I've a simple buffer amp (AD8044 video amp, 150MHz, high slew rate) set up to buffer a signal (NTSC monochrome video) as a basic follower.

The circuit is the most basic one and of course includes large and small (>10uF, 0.1, 0.01) bypass caps.

With a lower slew-rate amp (MCP6294) the circuit works as expected, but when the AD8044 is inserted in its place, the output goes wild by swinging between rails with great instability.
Adding a cap (0.05uF) to the output terminal almost eliminates the instability, but there's still a little bit of noise on the signal.

1) Why is the '8044 camp unstable without the output cap? I can see how it "slows down" the frequency response of the feedback loop (essentially filtering), but shouldn't the amp be stable without it? The capacitive load is just a 10x scope probe.

2) Why is there a little noise injected with the faster amp, and how can I remove it?

 

1) You likely have a problem in your layout or decoupling. It isn't enough to cause the lower frequency op amp to oscillate but the higher response of the AD8044 allows the oscillations to form. The output cap is a brute force way to reduce the frequency response and thus the oscillations.

How is the circuit physically built? Is it breadboard or circuit board? Do you have a ground-plane? For high frequency you should have a ground-plane with very short connections for the bypass caps (preferably surface-mount types) between the power pins and ground-plane.

2) A faster op amp has a wider bandwidth and thus a larger noise bandwidth. Random circuit noise is proportional to the square-root of the bandwidth.
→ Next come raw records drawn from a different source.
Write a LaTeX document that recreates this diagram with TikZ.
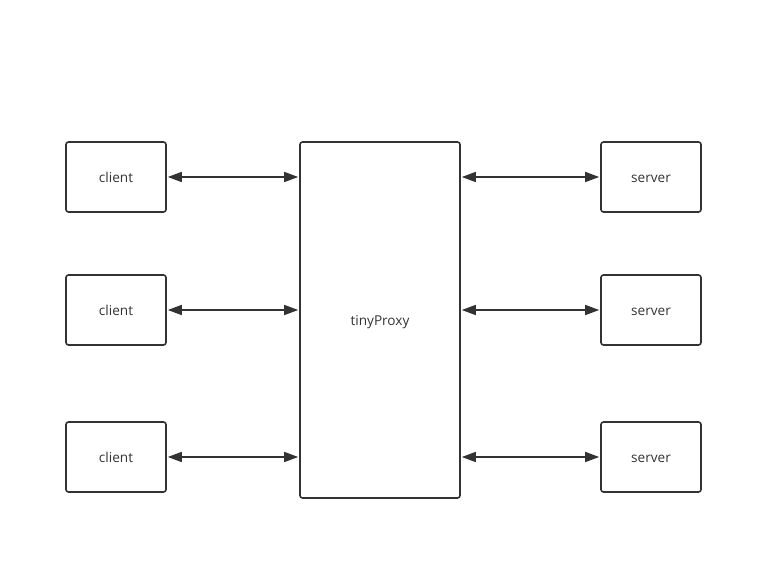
\documentclass[tikz,border=0pt]{standalone}
\usepackage{fontspec}
\setmainfont{Open Sans}
\usetikzlibrary{arrows.meta}
\definecolor{ink}{HTML}{333333}
\begin{document}
\begin{tikzpicture}[x=1pt,y=-1pt,
  box/.style={draw=ink,line width=1.6pt,rounded corners=2.5pt,inner sep=0pt,text height=10.5pt,text depth=0pt,font=\fontsize{13.6}{16}\selectfont,text=ink},
  small/.style={box,minimum width=100pt,minimum height=70pt},
  link/.style={draw=ink,line width=1.6pt,{Triangle[length=14pt,width=10pt]}-{Triangle[length=14pt,width=10pt]},shorten <=1pt,shorten >=1pt}]
\useasboundingbox (0,0) rectangle (763,561);
\node[small] (c1) at (116,177) {client};
\node[small] (c2) at (116,310) {client};
\node[small] (c3) at (116,457) {client};
\node[box,minimum width=160pt,minimum height=356pt] (p) at (380,320) {tinyProxy};
\node[small] (s1) at (651,177) {server};
\node[small] (s2) at (651,310) {server};
\node[small] (s3) at (651,457) {server};
\draw[link] (c1.east) -- (c1.east -| p.west);
\draw[link] (c2.east) -- (c2.east -| p.west);
\draw[link] (c3.east) -- (c3.east -| p.west);
\draw[link] (s1.west -| p.east) -- (s1.west);
\draw[link] (s2.west -| p.east) -- (s2.west);
\draw[link] (s3.west -| p.east) -- (s3.west);
\end{tikzpicture}
\end{document}
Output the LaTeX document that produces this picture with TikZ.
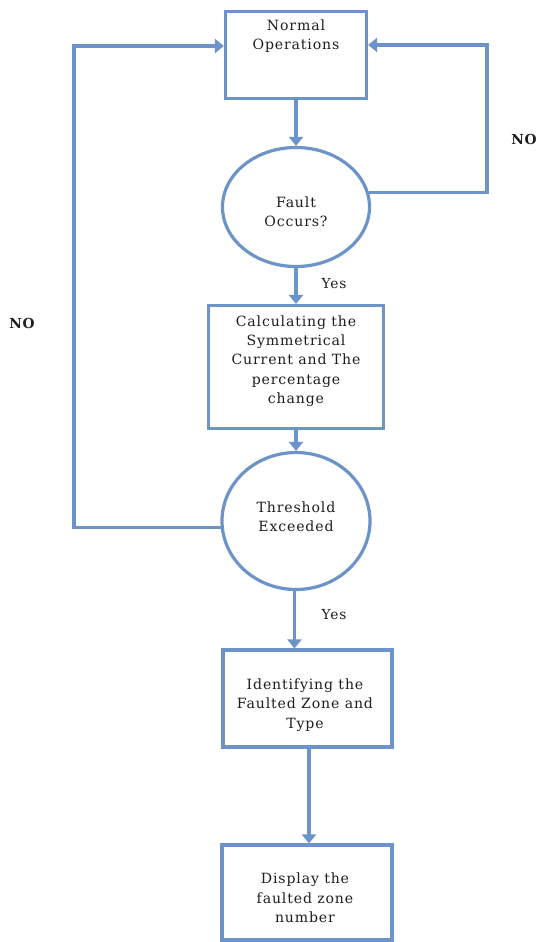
\documentclass[tikz,border=0pt]{standalone}
\usepackage{fontspec}
\setmainfont{DejaVu Serif}[LetterSpace=6]
\usetikzlibrary{shapes.geometric,arrows.meta}
\definecolor{lineblue}{RGB}{108,148,200}
\definecolor{txtgray}{RGB}{30,30,30}
\tikzset{
  box/.style={draw=lineblue, line width=3.2pt, fill=white, rectangle, inner sep=0pt},
  oval/.style={draw=lineblue, line width=3.2pt, fill=white, ellipse, inner sep=0pt},
  txt/.style={align=center, font=\fontsize{14.1}{19.3}\selectfont, text=txtgray, inner sep=0pt},
  arr/.style={draw=lineblue, line width=3.2pt, -{Triangle[length=9pt,width=14pt]}},
  lbl/.style={font=\fontsize{13.8}{15}\selectfont, text=txtgray, inner sep=0pt}
}
\begin{document}
\begin{tikzpicture}[x=1pt,y=-1pt]
\useasboundingbox[fill=white] (0,0) rectangle (536,942);
% shapes
\node[box, minimum width=141pt, minimum height=87pt] (n1) at (296,55) {};
\node[oval, minimum width=147pt, minimum height=119pt] (e1) at (296,207) {};
\node[box, minimum width=175pt, minimum height=123pt] (n2) at (296,367) {};
\node[oval, minimum width=148pt, minimum height=137pt] (e2) at (296,521) {};
\node[box, minimum width=169pt, minimum height=97pt] (n3) at (307.5,698.5) {};
\node[box, minimum width=170pt, minimum height=95pt] (n4) at (307,892.5) {};
% texts
\node[txt] (t1) at (296,36) {Normal\\Operations};
\node[txt] (te1) at (296,212) {Fault\\Occurs?};
\node[txt] (t2) at (296,361) {Calculating the\\Symmetrical\\Current and The\\percentage\\change};
\node[txt] (te2) at (296,517) {Threshold\\Exceeded};
\node[txt] (t3) at (305,705) {Identifying the\\Faulted Zone and\\Type};
\node[txt] (t4) at (305,898) {Display the\\faulted zone\\number};
% labels
\node[lbl] (y1) at (334,284) {Yes};
\node[lbl] (y2) at (334,615) {Yes};
\node[lbl, font=\fontsize{13.8}{15}\selectfont\bfseries] (no1) at (22,323) {NO};
\node[lbl, font=\fontsize{13.8}{15}\selectfont\bfseries] (no2) at (524,139) {NO};
% corner coordinates
\coordinate (rc) at (487,45);
\coordinate (lc) at (74,46);
\coordinate (n3out) at (309,747);
% connectors
\draw[arr] (n1.south) -- (e1.north);
\draw[arr] (e1.south) -- (n2.north);
\draw[arr] (n2.south) -- (e2.north);
\draw[arr] ([xshift=-1.5pt]e2.south) -- ([xshift=-1.5pt]e2.south |- n3.north);
\draw[arr] (n3out) -- (n3out |- n4.north);
\draw[arr] (e1.11) -| (rc) -- ([yshift=10pt]n1.east);
\draw[arr] (e2.185) -| (lc) -- ([yshift=9pt]n1.west);
\end{tikzpicture}
\end{document}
A small series resistor and parallel cap at the output can reduce the bandwidth and noise.

 

1) I'm working to test out my pcb-based design. The board is already laid out (4-layer, with a ground plane) and will be sent to a boardhouse soon, but I wanted to check the circuit. So right now this was put onto a solderless breadboard.
I expected the extra capacitance from this setup to cause some variations from the pcb design, but I didn't think it'd be this significant. It's possible, then, that this circuit will work on the pcb, since that indeed does have a ground plane and proper bypass caps; I might leave some open pads for adding a resistor and cap if needed.

2) Thanks. Is clean high speed output always a result only of proper filtering, then? But those filters can also inject noise.

 

AD8044 is almost guaranteed to oscillate on a solderless BB. Follow Carl's suggestions for supply decoupling.
The output of the AD8044 has push-pull collectors, so it has a high open-loop output impedance. Any small load capacitance, like your BB or a scope probe, adds a pole in the feedback loop which will reduce the phase margin, and possibly push it into oscillation. A large capacitor like you added will probably become a dominant pole, which will stabilize the loop but kill your bandwidth.
Read the datasheet about driving capacitive loads. It recommends adding a resistor in series with the output. With a 20pF scope probe, you could go as high as several hundred ohms and still get flat response to 5MHz (NTSC monochrome BW).
Why are you using such a high bandwidth op amp for a 5MHz signal? It is overkill, and makes your design unnecessarily "touchy".

 

1) I'm working to test out my pcb-based design. The board is already laid out (4-layer, with a ground plane) and will be sent to a boardhouse soon, but I wanted to check the circuit. So right now this was put onto a solderless breadboard.
I expected the extra capacitance from this setup to cause some variations from the pcb design, but I didn't think it'd be this significant. It's possible, then, that this circuit will work on the pcb, since that indeed does have a ground plane and proper bypass caps; I might leave some open pads for adding a resistor and cap if needed.

2) Thanks. Is clean high speed output always a result only of proper filtering, then? But those filters can also inject noise.

You are supposed to breadboard the circuit before you build the PCB.

If you need to build a test circuit for such a high frequency design you can not use a solderless breadboard. They have high capacitance and significant coupling between nodes. You should use a blank breadboard PCB with a solid copper ground with as short interconnect leads as possible.

How can a filter inject noise?

I agree with Ron. You shouldn't use an amp that has a significantly higher bandwidth then you need. It creates a greater chance for instability/oscillations and increases the wide-band noise.